Long-lasting and ultra-slippery

Our rating

4.5

12.00
7.95

James Huang

Published: May 17, 2010 at 11:00 am

Our review
Superb lubrication properties and impressively long-lasting in both wet and dry conditions, but can be very messy if improperly applied

We've grown numb to most chain lube manufacturers' heady boasts but the new Chain-L N°5 'High Mileage Formula' actually seems to work as advertised.

Chain-L makes no claims to be 'clean' or 'dry', instead using a straightforward mineral oil base plus a proprietary mix of high-pressure lubricating additives that are solely chosen to reduce friction – nothing more and nothing less – and the result is an eerily quiet-running and smooth-feeling drivetrain that dry lubes simply can't match.

Our first proper test session was an 80km road ride in Belgium where even intermittent showers and unrelenting road spray rain wouldn’t wash the Chain-L off our drivetrain. Two days later we took the same bike out again for another few hours – without reapplying any oil – and to our surprise, the chain was still running smoothly and quietly.

Back on home soil, we've gone upwards of several hundred road kilometres (dry ones, thankfully!) on a single application and even managed consecutive days of mountain biking in bone-dry Arizona and Moab, Utah's brutally fine, powdery grit – again, without having to reapply for two or three days, which is a veritable lifetime in those conditions.

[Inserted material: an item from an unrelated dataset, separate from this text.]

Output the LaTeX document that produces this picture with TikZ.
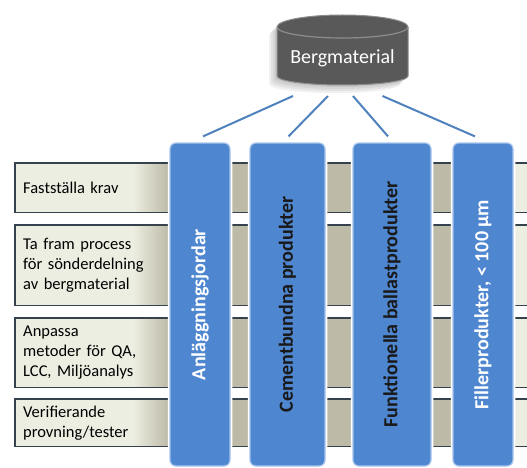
\documentclass[tikz,border=0pt]{standalone}
\usepackage{fontspec}
\setmainfont{Carlito}
\usetikzlibrary{calc,backgrounds}

\definecolor{rowfill}{HTML}{EDEEE2}
\definecolor{rowshade}{HTML}{BDBBA8}
\definecolor{rowline}{HTML}{35414D}
\definecolor{colfill}{HTML}{4E86D0}
\definecolor{colrim}{HTML}{A6C4EC}
\definecolor{cylfill}{HTML}{595959}
\definecolor{cylrim}{HTML}{8C8C8C}
\definecolor{linkblue}{HTML}{4F81BD}

\tikzset{
  task/.style={anchor=north west, minimum width=530pt, text width=514pt,
    inner xsep=8pt, inner ysep=0pt, align=left,
    font=\fontsize{16.5}{20}\selectfont},
  rowedge/.style={draw=rowline, line width=1.5pt},
  product/.style={rotate=90, minimum width=323pt, minimum height=#1,
    rounded corners=6pt, fill=colfill, draw=colrim, line width=1.2pt,
    preaction={draw=white, line width=4.5pt},
    font=\bfseries\fontsize{20}{24}\selectfont},
  link/.style={draw=linkblue, line width=2pt}
}

\begin{document}
\begin{tikzpicture}[x=1pt,y=-1pt]
  \clip (0,0) rectangle (527,468);

  % process steps
  \node[task, minimum height=49pt] (krav) at (15,163) {Fastställa krav};
  \node[task, minimum height=80pt] (process) at (15,225) {Ta fram process\\för sönderdelning\\av bergmaterial};
  \node[task, minimum height=69pt] (metod) at (15,318) {Anpassa\\metoder för QA,\\LCC, Miljöanalys};
  \node[task, minimum height=47pt] (prov) at (15,399) {Verifierande\\provning/tester};

  \begin{pgfonlayer}{background}
    \foreach \r in {krav,process,metod,prov} {
      \fill[rowfill] (\r.north west) rectangle (\r.south east);
      \shade[left color=rowfill, right color=rowshade] ($(\r.north west)+(118,0)$) rectangle ($(\r.south west)+(153,0)$);
      \fill[rowshade] ($(\r.north west)+(153,0)$) rectangle ($(\r.south west)+(498,0)$);
    }
  \end{pgfonlayer}
  \foreach \r in {krav,process,metod,prov}
    \draw[rowedge] (\r.north east) -- (\r.north west) -- (\r.south west) -- (\r.south east);

  % product groups
  \node[product=60pt, text=white] (col1) at (200,304.5) {Anläggningsjordar};
  \node[product=75pt, text=black!90] (col2) at (287.5,304.5) {Cementbundna produkter};
  \node[product=78pt, text=black!90] (col3) at (392,304.5) {Funktionella ballastprodukter};
  \node[product=60pt, text=white] (col4) at (483,304.5) {Fillerprodukter, < 100 µm};

  % raw material
  \foreach \s in {8,6,4,2}
    \fill[black, opacity=.06, shift={(-\s,\s)}] (277,27) -- (277,76) arc[start angle=180, end angle=360, x radius=65.5pt, y radius=9pt] -- (408,27) arc[start angle=0, end angle=180, x radius=65.5pt, y radius=12pt] -- cycle;
  \filldraw[fill=cylfill, draw=cylrim, line width=1pt] (277,27) -- (277,76) arc[start angle=180, end angle=360, x radius=65.5pt, y radius=9pt] -- (408,27) arc[start angle=0, end angle=180, x radius=65.5pt, y radius=12pt] -- cycle;
  \draw[cylrim, line width=1.2pt] (277,27) arc[start angle=180, end angle=360, x radius=65.5pt, y radius=11pt];
  \node[text=white, font=\fontsize{20}{24}\selectfont] (berg) at (342.5,58) {Bergmaterial};

  \draw[link] ([xshift=-49.5pt,yshift=-38pt]berg.center) -- ([xshift=3pt,yshift=6pt]col1.east);
  \draw[link] ([xshift=-14.5pt,yshift=-38pt]berg.center) -- ([xshift=1pt,yshift=6pt]col2.east);
  \draw[link] ([xshift=10.5pt,yshift=-38pt]berg.center) -- ([xshift=-4pt,yshift=6pt]col3.east);
  \draw[link] ([xshift=40pt,yshift=-38pt]berg.center) -- ([xshift=-8pt,yshift=6pt]col4.east);
\end{tikzpicture}
\end{document}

We did eventually find one weakness in Chain-L's impressive armour, though: just a couple of hours of especially wet and sandy trail riding pounded the lube into oblivion. But to be fair, virtually every other product we've sampled in similar conditions would have suffered a similar fate.

Chain-L creator Francis Bollag says one of the key features of his lube is the rather high viscosity and stringy, sticky consistency, which is better able to stay put inside the chain's rollers where it belongs. Bollag admits it's a similar tactic to that used by Phil's Tenacious Oil, only his formula isn't quite as thick and stringy so it more readily seeps into small crevices.

As a result, it doesn't quite get quite as filthy as that legendary green stuff but still has the potential to be quite messy if you simply slop it on your chain and head out, so apply it a bit more sparingly, let it seep into the rollers for an hour or so and then wipe off the excess (the proper method for any wet lube).

Follow those guidelines and a Chain-L-treated chain actually stays reasonably clean, and when it comes time for a proper degreasing, it strips more readily than wax-based lubes, too.

At US$12 for a 4oz bottle, Chain-L certainly isn't cheap. But we've barely even gone through a tiny 1oz sample bottle on three different bikes in two months so it still strikes us as very economical over the long run.